The third fire that almost made him give up
In June 2018, the entire carpentry section of the market was razed down and that is when reality started to dawn on Nick; one day he will be forced to move and bid adieu to the lucrative market.
“When fires occur, we lose everything that we had stored in the yards. This includes finished products - chairs, beds, wardrobes, even tools of trade. The fires put you deeper into debt,” Nick confesses.
He says while some clients understand and even offer to pay part of the costs of what was lost, others demand that the yard owner pays for everything. Such a scenario takes the trader back some good miles.
Due to the risks involved, attempts to insure the businesses have proved futile. Insurers want nothing with such obvious risks. The semi-permanent structures which house carpentry shops are a factor when it comes to denial of insurance services to people like Nick.
But he does confess that Gikomba is still a place of opportunities. In Gikomba, clients who can afford sofas worth Sh100,000 are constant visitors.
Evasive insurers
Nick explains that in Kibra he could only make products in softwood, which made them cheap. In Gikomba, he used hardwood like mahogany, camphor and Podo for most of the furniture he made, and the products were pricey.

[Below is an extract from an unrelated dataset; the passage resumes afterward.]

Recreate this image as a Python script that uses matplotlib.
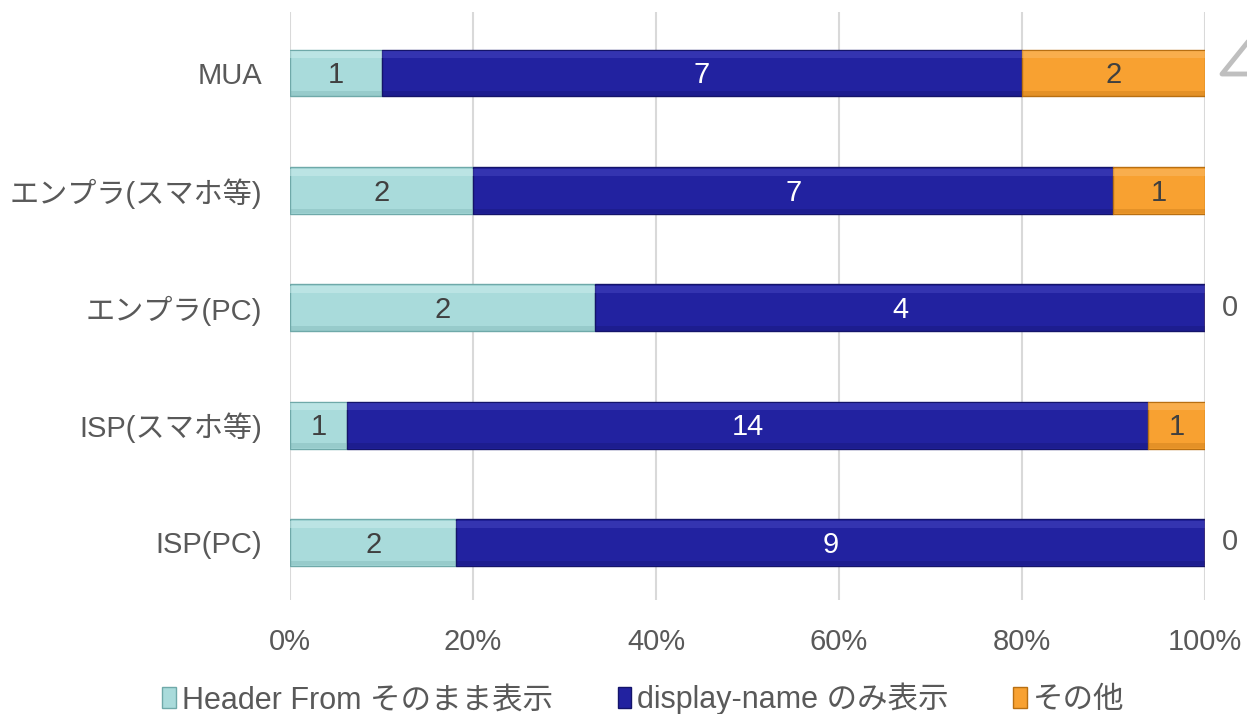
import numpy as np
import matplotlib.pyplot as plt
from matplotlib.lines import Line2D

plt.rcParams['font.family'] = ['Liberation Sans', 'Noto Sans CJK JP', 'DejaVu Sans']

# data (bottom to top)
categories = ['ISP(PC)', 'ISP(スマホ等)', 'エンプラ(PC)', 'エンプラ(スマホ等)', 'MUA']
header_from = [2, 1, 2, 2, 1]
display_name = [9, 14, 4, 7, 7]
other = [0, 1, 0, 1, 2]
series_names = ['Header From そのまま表示', 'display-name のみ表示', 'その他']

colors = ['#a9dbdb', '#2222a0', '#f8a131']
lights = ['#d2f0f0', '#4a4ac4', '#fcc070']
edges = ['#6fa9a9', '#14146a', '#b86f12']
text_colors = ['#404040', '#ffffff', '#404040']
grey = '#595959'

data = np.array([header_from, display_name, other], dtype=float)
totals = data.sum(axis=0)
pct = data / totals * 100

fig = plt.figure(figsize=(12.47, 7.14), dpi=100)
ax = fig.add_axes([0.2326, 0.1597, 0.7337, 0.8235])

y = np.arange(len(categories))
h = 0.40
left = np.zeros(len(categories))
handles = []
for i in range(3):
    bars = ax.barh(y, pct[i], left=left, height=h, color=colors[i],
                   edgecolor=edges[i], linewidth=1.0, zorder=3)
    handles.append(bars)
    # soft bevel: light strip on top, darker strip at the bottom
    ax.barh(y + h / 2 - 0.045, pct[i], left=left, height=0.06, color=lights[i],
            linewidth=0, alpha=0.45, zorder=4)
    ax.barh(y - h / 2 + 0.025, pct[i], left=left, height=0.04, color=edges[i],
            linewidth=0, alpha=0.3, zorder=4)
    for j in range(len(categories)):
        v = int(data[i, j])
        if v > 0:
            ax.text(left[j] + pct[i, j] / 2, y[j] - 0.02, str(v), ha='center', va='center',
                    fontsize=21, color=text_colors[i], zorder=5)
        else:
            ax.text(101.8, y[j], '0', ha='left', va='center', fontsize=21,
                    color=grey, zorder=5, clip_on=False)
    left += pct[i]

ax.set_xlim(0, 100)
ax.set_ylim(-0.49, 4.52)
ax.set_xticks(np.arange(0, 101, 20))
ax.set_xticklabels([f'{t}%' for t in range(0, 101, 20)])
ax.set_yticks(y)
ax.set_yticklabels(categories)
ax.tick_params(axis='both', length=0, labelsize=21, colors=grey)
ax.tick_params(axis='x', pad=20)
ax.tick_params(axis='y', pad=20)
ax.grid(axis='x', color='#d9d9d9', linewidth=1.5, zorder=0)
for s in ax.spines.values():
    s.set_visible(False)

leg = fig.legend(handles, series_names, loc='center', bbox_to_anchor=(0.516, 0.021),
                 ncol=3, frameon=False, fontsize=22, handlelength=0.45, handleheight=0.7,
                 handletextpad=0.2, columnspacing=2.1, borderpad=0)
for t in leg.get_texts():
    t.set_color(grey)

# cut-off shape at the top right corner
fig.add_artist(Line2D([1.0, 1222 / 1247, 1.0], [1 - 43 / 714, 1 - 74 / 714, 1 - 74 / 714],
                      color='#bfbfbf', linewidth=3.5, transform=fig.transFigure))

fig.savefig('out.png', dpi=100)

Last February Nick moved to a permanent building within the market. He did this to insulate himself from the fires which he says are sure to happen in future.
However, he is seeking more capital in order to get a stronger foothold in the carpentry business within the market. “I have applied for a loan from the youth fund. I hope my application will be considered,” he says.
He also hopes that finally he will get his business insured this year now that he is located at a relatively less risky space.
Despite this determination, Nick says there are still challenges he hopes to surmount. Top is securing State tenders that have been set aside for youth. He bemoans that even with proper clearance certificates, getting the tenders remain a herculean task. “Covid-19 has also wrought havoc in the business world and with people’s income depressed, businesses, including ours, are not doing well,” he says.
Nick was set to complete his Grade One Trade Test studies and sit the exams this year, but all that has been cancelled as a result of the pandemic. He sat his Grade Two examinations in 2017 at the National Industrial Training Authority.